Note that none of this actually “disproves” the global warming hypothesis. However, it does raise very, very serious questions in my opinion. We are talking about enacting policies to curb global warming that could cost not billions, but trillions of dollars. Shouldn’t we at least be allowed to see the source code, the data and ask for replication at a minimum? I think the answer is simple: YES!!
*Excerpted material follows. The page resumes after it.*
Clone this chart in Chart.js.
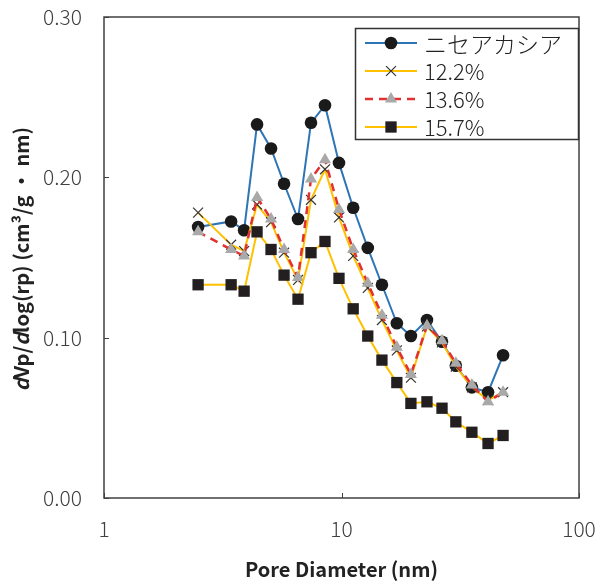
<!DOCTYPE html>
<html><head><meta charset="utf-8">
<script src="https://cdn.jsdelivr.net/npm/chart.js@4/dist/chart.umd.min.js"></script>
<style>html,body{margin:0;padding:0;background:#fff}#wrap{width:613px;height:581px}</style>
</head><body><div id="wrap"><canvas id="c" width="613" height="581"></canvas></div>
<script>
const poreDiameter = [2.49,3.43,3.89,4.41,5.05,5.73,6.56,7.44,8.52,9.76,11.2,12.9,14.8,17.1,19.6,22.9,26.5,30.3,35.4,41.4,47.9];
const seriesNames = ['ニセアカシア','12.2%','13.6%','15.7%'];
const niseAkashia = [0.169,0.1725,0.167,0.233,0.218,0.196,0.174,0.234,0.245,0.209,0.181,0.156,0.133,0.109,0.101,0.111,0.0975,0.0825,0.069,0.066,0.089];
const s122 = [0.178,0.158,0.154,0.183,0.172,0.153,0.136,0.186,0.205,0.175,0.151,0.131,0.111,0.092,0.075,0.107,0.097,0.082,0.069,0.061,0.066];
const s136 = [0.166,0.155,0.151,0.1875,0.174,0.155,0.1375,0.199,0.211,0.180,0.155,0.134,0.114,0.094,0.077,0.1075,0.098,0.084,0.0705,0.060,0.066];
const s157 = [0.133,0.133,0.129,0.166,0.155,0.139,0.124,0.153,0.160,0.137,0.118,0.101,0.086,0.072,0.059,0.060,0.056,0.0475,0.041,0.034,0.039];
const xTicks = [1,10,100];
const yTicks = [0,0.1,0.2,0.3];

const FONT = "'Noto Sans CJK JP','Noto Sans',sans-serif";
const toPts = ys => ys.map((y,i)=>({x:poreDiameter[i], y}));

const datasets = [
  {label:seriesNames[0], data:toPts(niseAkashia), borderColor:'#2E75B6', borderWidth:2,
   pointStyle:'circle', pointRadius:6.3, pointBackgroundColor:'#1a1a1a', pointBorderColor:'#1a1a1a', pointBorderWidth:0, order:4},
  {label:seriesNames[1], data:toPts(s122), borderColor:'#FFC000', borderWidth:2,
   pointStyle:'crossRot', pointRadius:7, pointBackgroundColor:'#333', pointBorderColor:'#333', pointBorderWidth:1.2, order:3},
  {label:seriesNames[2], data:toPts(s136), borderColor:'#E0302F', borderWidth:2.5, borderDash:[8,6],
   pointStyle:'triangle', pointRadius:7, pointBackgroundColor:'#A9A9A9', pointBorderColor:'#A9A9A9', pointBorderWidth:0, order:2},
  {label:seriesNames[3], data:toPts(s157), borderColor:'#FFC000', borderWidth:2,
   pointStyle:'rect', pointRadius:8, pointBackgroundColor:'#231F20', pointBorderColor:'#231F20', pointBorderWidth:0, order:1}
];

function drawMarker(ctx, style, r, x, y, fill, stroke, bw){
  ctx.save();
  ctx.fillStyle = fill; ctx.strokeStyle = stroke; ctx.lineWidth = bw;
  ctx.setLineDash([]);
  ctx.beginPath();
  if (style==='circle'){ ctx.arc(x,y,r,0,Math.PI*2); ctx.fill(); }
  else if (style==='rect'){ const s=Math.SQRT1_2*r; ctx.fillRect(x-s,y-s,2*s,2*s); }
  else if (style==='triangle'){
    let a=-Math.PI/2; ctx.moveTo(x+Math.cos(a)*r, y+Math.sin(a)*r);
    for(let k=1;k<3;k++){ a+=2*Math.PI/3; ctx.lineTo(x+Math.cos(a)*r, y+Math.sin(a)*r); }
    ctx.closePath(); ctx.fill();
  } else if (style==='crossRot'){
    const s=Math.SQRT1_2*r; ctx.moveTo(x-s,y-s); ctx.lineTo(x+s,y+s); ctx.moveTo(x+s,y-s); ctx.lineTo(x-s,y+s); ctx.stroke();
  }
  ctx.restore();
}

const framePlugin = {
  id:'frame',
  afterDatasetsDraw(chart){
    const {ctx, chartArea:a, scales} = chart;
    ctx.save();
    ctx.strokeStyle = '#404040'; ctx.lineWidth = 1.5;
    ctx.strokeRect(a.left, a.top, a.right-a.left, a.bottom-a.top);
    ctx.lineWidth = 1;
    ctx.beginPath();
    yTicks.forEach(v=>{ const py=Math.round(scales.y.getPixelForValue(v))+0.5; ctx.moveTo(a.left,py); ctx.lineTo(a.left+5,py); });
    xTicks.forEach(v=>{ const px=Math.round(scales.x.getPixelForValue(v))+0.5; ctx.moveTo(px,a.bottom); ctx.lineTo(px,a.bottom-5); });
    ctx.stroke();
    ctx.restore();
  },
  afterDraw(chart){
    const ctx = chart.ctx;
    const bx=355.5, by=28.5, bw=223, bh=111;
    ctx.save();
    ctx.fillStyle='#fff'; ctx.fillRect(bx,by,bw,bh);
    ctx.strokeStyle='#333'; ctx.lineWidth=1.5; ctx.strokeRect(bx,by,bw,bh);
    const rows=[43,71,99,127];
    chart.data.datasets.forEach((ds,i)=>{
      const y=rows[i];
      ctx.save();
      ctx.strokeStyle=ds.borderColor; ctx.lineWidth=ds.borderWidth;
      ctx.setLineDash(ds.borderDash||[]);
      ctx.beginPath(); ctx.moveTo(365,y); ctx.lineTo(417,y); ctx.stroke();
      ctx.restore();
      drawMarker(ctx, ds.pointStyle, ds.pointRadius, 391, y, ds.pointBackgroundColor, ds.pointBorderColor, ds.pointBorderWidth);
      ctx.fillStyle='#222'; ctx.textBaseline='middle'; ctx.textAlign='left';
      ctx.font = (i===0 ? "300 23px " : "300 22px ") + FONT;
      ctx.fillText(ds.label, 424, y+1);
    });
    ctx.restore();
    ctx.save();
    const cx=21, cy=259;
    ctx.translate(cx,cy); ctx.rotate(-Math.PI/2);
    const segs=[['d',true],['Vp/',false],['d',true],['log(rp) (cm³/g ・ nm)',false]];
    const fN="bold 20px "+FONT, fI="italic bold 20px "+FONT;
    let total=0; segs.forEach(s=>{ctx.font=s[1]?fI:fN; total+=ctx.measureText(s[0]).width;});
    let x=-total/2;
    ctx.fillStyle='#222'; ctx.textBaseline='middle'; ctx.textAlign='left';
    segs.forEach(s=>{ctx.font=s[1]?fI:fN; ctx.fillText(s[0],x,0); x+=ctx.measureText(s[0]).width;});
    ctx.restore();
  }
};

new Chart(document.getElementById('c'), {
  type:'line',
  data:{datasets},
  options:{
    responsive:false, animation:false, devicePixelRatio:1,
    layout:{padding:{left:0,right:34,top:17,bottom:0}},
    plugins:{legend:{display:false}, tooltip:{enabled:false}},
    scales:{
      x:{type:'logarithmic', min:1, max:100,
        afterBuildTicks(s){ s.ticks = xTicks.map(v=>({value:v})); },
        afterFit(s){ s.height = 83; s.paddingLeft=0; s.paddingRight=0; },
        grid:{display:false, drawTicks:false}, border:{display:false},
        ticks:{autoSkip:false, maxRotation:0, padding:18, color:'#404040', font:{size:21, weight:300, family:FONT}, callback:v=>String(v)},
        title:{display:true, text:'Pore Diameter (nm)', color:'#222', font:{size:20, weight:'bold', family:FONT}, padding:{top:1,bottom:0}}
      },
      y:{type:'linear', min:0, max:0.3,
        afterBuildTicks(s){ s.ticks = yTicks.map(v=>({value:v})); },
        afterFit(s){ s.width = 104; s.paddingTop=0; s.paddingBottom=0; },
        grid:{display:false, drawTicks:false}, border:{display:false},
        ticks:{padding:22, color:'#404040', font:{size:21, weight:300, family:FONT}, callback:v=>v.toFixed(2)}
      }
    }
  },
  plugins:[framePlugin]
});
</script></body></html>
FILED UNDER: General, US Politics
Steve Verdon
About Steve Verdon
Steve has a B.A. in Economics from the University of California, Los Angeles and attended graduate school at The George Washington University, leaving school shortly before staring work on his dissertation when his first child was born. He works in the energy industry and prior to that worked at the Bureau of Labor Statistics in the Division of Price Index and Number Research. He joined the staff at OTB in November 2004.


  1. praktike says:

    Worth noting is that Mann’s research has been replicated over and over.

  2. Julius Ivanyi says:

    could you please give some indication where I could find the replications of the Mann’s research? I am really interested

  3. Steve says:

    Worth noting is that Mann’s research has been replicated over and over.

    What is also worth noting is that they almost always use the same data which is part of the problem. Further, then why not simply go ahead and give McIntyre and McKitrick the data and source code? Instead they get locked out of the FTP site.

  4. Urinated State of America says:

    Err, where’s the critique of Hu et al.? Seeing as their results were close to those of Mann et al.